Determine the number of lines that have the string "this" in them, and give only that number.

— start Records provided —

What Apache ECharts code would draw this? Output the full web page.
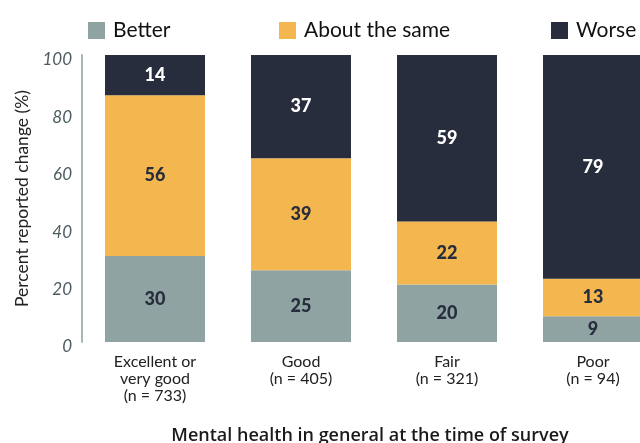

— end Records provided —
— start Records provided —

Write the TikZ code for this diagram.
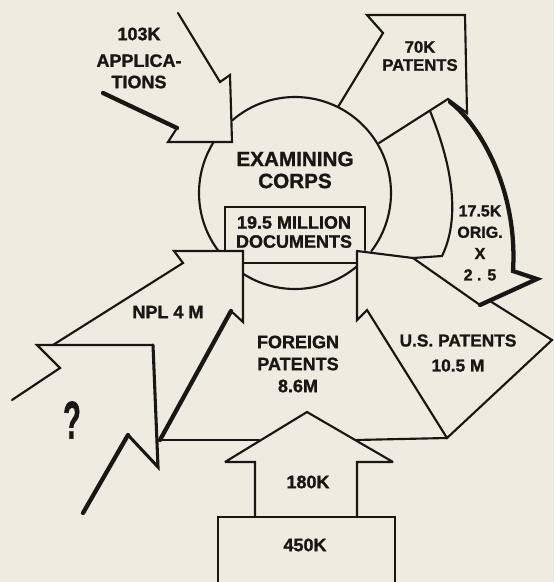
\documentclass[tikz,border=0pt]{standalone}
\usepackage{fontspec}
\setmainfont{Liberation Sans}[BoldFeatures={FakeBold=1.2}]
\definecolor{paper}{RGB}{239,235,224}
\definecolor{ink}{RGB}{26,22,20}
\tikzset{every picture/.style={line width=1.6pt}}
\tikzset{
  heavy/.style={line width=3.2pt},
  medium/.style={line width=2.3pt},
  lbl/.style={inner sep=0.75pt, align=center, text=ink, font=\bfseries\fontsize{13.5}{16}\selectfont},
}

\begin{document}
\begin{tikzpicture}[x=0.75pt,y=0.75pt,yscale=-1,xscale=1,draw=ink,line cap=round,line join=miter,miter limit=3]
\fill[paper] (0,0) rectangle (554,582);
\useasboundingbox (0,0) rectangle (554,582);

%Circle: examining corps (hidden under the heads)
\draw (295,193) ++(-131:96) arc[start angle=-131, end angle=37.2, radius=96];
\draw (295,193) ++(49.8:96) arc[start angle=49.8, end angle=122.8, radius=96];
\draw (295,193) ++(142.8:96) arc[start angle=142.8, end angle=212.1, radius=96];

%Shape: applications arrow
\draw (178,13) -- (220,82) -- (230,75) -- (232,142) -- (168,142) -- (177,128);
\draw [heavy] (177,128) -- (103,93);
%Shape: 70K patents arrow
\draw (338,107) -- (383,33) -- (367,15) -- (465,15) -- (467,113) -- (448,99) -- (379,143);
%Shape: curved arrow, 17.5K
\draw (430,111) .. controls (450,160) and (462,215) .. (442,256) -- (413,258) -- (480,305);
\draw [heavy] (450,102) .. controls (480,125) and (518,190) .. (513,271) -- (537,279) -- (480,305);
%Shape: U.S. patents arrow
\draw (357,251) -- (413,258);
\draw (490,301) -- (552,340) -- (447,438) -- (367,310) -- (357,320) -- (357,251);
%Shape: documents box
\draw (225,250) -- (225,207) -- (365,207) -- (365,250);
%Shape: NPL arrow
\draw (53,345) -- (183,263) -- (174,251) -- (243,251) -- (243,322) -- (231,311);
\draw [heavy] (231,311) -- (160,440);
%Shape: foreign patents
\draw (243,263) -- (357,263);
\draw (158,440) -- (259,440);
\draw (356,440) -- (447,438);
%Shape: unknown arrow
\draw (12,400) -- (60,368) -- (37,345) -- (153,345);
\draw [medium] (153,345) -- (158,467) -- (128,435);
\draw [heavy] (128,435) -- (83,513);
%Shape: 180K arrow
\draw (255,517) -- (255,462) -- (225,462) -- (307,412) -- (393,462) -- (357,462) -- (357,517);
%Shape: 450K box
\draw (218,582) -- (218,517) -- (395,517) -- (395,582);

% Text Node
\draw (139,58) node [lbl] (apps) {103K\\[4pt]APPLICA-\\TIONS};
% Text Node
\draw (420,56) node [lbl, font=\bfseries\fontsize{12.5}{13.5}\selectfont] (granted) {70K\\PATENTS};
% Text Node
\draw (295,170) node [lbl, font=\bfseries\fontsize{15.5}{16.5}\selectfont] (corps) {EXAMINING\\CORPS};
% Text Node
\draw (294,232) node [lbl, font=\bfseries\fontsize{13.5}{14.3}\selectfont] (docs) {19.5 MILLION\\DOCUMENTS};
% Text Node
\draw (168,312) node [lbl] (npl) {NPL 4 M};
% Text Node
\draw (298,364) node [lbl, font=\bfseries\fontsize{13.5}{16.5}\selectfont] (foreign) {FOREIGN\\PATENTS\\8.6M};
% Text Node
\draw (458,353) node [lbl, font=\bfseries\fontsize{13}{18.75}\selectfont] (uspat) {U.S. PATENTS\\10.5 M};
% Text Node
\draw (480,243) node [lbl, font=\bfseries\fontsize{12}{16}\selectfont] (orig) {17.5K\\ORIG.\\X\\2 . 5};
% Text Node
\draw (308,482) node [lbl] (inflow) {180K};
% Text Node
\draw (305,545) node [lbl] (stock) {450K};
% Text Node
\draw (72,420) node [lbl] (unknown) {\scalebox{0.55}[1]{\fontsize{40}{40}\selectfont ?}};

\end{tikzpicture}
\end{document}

— end Records provided —

→ **Full answer**
2